Leader pricing (also known as loss-leader pricing) is a strategy by which a firm sells a particular product at a price that is close to (or even below) the cost of the product.  The firm does this because it wants to attract customers.  It hopes that customers will buy other products that will bring profit to the firm.  It may also hope to attract new customers and retain old customers.  As an example of this, Pizza Hut’s website (as I type this) is offering me an any size, any topping pizza for $10.  This is a very good deal.  A large meat lovers’ pizza would normally cost me $17 (again, according to Pizza Hut’s website) but, for the moment, at least, I can get it for $10.  This is surely very close to the cost of producing the pizza.  Pizza Hut presumably hopes that I will order such things as bread sticks and soda, that I will pay for delivery, and that I will continue to think of them first when I want to buy pizza. 

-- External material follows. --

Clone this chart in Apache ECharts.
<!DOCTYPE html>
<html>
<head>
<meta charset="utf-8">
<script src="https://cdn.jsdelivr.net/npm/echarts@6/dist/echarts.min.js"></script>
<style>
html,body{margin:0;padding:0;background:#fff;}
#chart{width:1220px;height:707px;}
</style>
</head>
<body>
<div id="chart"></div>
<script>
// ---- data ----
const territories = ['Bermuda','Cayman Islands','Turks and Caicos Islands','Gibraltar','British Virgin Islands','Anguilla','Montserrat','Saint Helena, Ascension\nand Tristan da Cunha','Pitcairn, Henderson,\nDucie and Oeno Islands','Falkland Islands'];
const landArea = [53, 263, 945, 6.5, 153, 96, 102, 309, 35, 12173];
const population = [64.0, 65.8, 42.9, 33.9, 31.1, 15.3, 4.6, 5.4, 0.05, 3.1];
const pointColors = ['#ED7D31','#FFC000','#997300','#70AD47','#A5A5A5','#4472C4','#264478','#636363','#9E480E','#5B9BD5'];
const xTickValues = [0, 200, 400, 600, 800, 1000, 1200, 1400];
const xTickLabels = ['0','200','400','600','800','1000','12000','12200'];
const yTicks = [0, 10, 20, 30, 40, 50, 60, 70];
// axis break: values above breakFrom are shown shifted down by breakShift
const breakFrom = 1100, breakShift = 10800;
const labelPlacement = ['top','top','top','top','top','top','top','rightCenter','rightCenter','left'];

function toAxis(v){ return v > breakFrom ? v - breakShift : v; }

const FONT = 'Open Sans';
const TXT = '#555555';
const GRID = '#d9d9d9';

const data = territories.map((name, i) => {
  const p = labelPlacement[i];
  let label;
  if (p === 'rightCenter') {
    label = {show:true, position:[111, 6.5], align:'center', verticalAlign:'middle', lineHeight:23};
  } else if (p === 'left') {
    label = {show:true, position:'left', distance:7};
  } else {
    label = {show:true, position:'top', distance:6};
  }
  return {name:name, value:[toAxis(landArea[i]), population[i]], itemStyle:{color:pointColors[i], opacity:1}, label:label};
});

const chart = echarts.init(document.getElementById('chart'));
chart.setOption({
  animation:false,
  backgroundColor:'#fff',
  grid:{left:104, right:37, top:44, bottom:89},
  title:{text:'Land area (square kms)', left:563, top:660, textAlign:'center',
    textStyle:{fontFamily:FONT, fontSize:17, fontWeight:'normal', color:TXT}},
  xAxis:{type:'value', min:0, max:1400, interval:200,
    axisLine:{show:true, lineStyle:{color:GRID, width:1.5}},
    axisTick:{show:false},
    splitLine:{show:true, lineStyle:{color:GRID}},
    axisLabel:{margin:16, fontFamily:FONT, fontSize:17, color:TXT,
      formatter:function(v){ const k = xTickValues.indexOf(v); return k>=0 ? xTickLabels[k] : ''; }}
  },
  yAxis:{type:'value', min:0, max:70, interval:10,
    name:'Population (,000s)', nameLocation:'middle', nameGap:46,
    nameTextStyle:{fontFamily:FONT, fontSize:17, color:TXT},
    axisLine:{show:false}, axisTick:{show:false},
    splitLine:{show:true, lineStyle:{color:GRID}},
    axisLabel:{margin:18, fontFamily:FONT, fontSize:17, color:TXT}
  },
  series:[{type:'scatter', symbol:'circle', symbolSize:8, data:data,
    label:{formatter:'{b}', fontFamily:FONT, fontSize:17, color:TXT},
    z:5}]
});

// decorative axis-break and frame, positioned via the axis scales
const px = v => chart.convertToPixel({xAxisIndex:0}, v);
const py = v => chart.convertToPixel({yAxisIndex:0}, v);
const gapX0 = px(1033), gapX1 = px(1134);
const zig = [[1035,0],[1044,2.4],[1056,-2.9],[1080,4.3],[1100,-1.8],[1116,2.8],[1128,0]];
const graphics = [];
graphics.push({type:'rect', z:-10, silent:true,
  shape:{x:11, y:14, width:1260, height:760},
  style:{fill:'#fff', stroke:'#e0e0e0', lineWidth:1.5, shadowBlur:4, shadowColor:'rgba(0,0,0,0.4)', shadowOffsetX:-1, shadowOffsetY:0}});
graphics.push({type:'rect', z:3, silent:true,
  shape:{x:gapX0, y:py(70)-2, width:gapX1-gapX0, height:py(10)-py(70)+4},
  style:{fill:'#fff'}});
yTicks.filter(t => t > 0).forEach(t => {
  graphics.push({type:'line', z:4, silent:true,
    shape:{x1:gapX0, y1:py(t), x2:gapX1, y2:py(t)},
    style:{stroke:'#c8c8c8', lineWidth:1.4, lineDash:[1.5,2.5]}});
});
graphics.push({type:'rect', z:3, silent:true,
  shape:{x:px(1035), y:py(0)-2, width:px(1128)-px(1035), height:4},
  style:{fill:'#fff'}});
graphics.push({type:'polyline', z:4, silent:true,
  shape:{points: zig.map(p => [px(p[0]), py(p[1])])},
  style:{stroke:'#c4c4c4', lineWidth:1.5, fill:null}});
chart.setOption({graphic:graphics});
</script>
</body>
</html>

By contrast, bait pricing occurs when a firm advertises a very good price but does not actually have that price available.  Using the example of Pizza Hut, bait pricing would occur if I ordered the $10 pizza only to be told that the store was out of that kind of pizza.  I would then be pressured to take advantage of some other deal that was allegedly a good deal but which was not nearly as good as the advertised bargain.  It is very unlikely that a large chain like Pizza Hut would do this.  This is illegal and would have the potential to harm the firm’s image.  It would also be very hard to claim that Pizza Hut has run out of any particular kind of ingredient for their pizzas.  It would be hard for example, for them to advertise a cheap pepperoni pizza only to claim that they no longer have any pepperoni.

Thus, it is very easy to see leader pricing in the pizza industry as almost every sale price that is offered is a loss leader.  By contrast, it is much harder to see bait pricing because this is illegal and because pizzas are not the sort of product that are conducive to bait and switch tactics.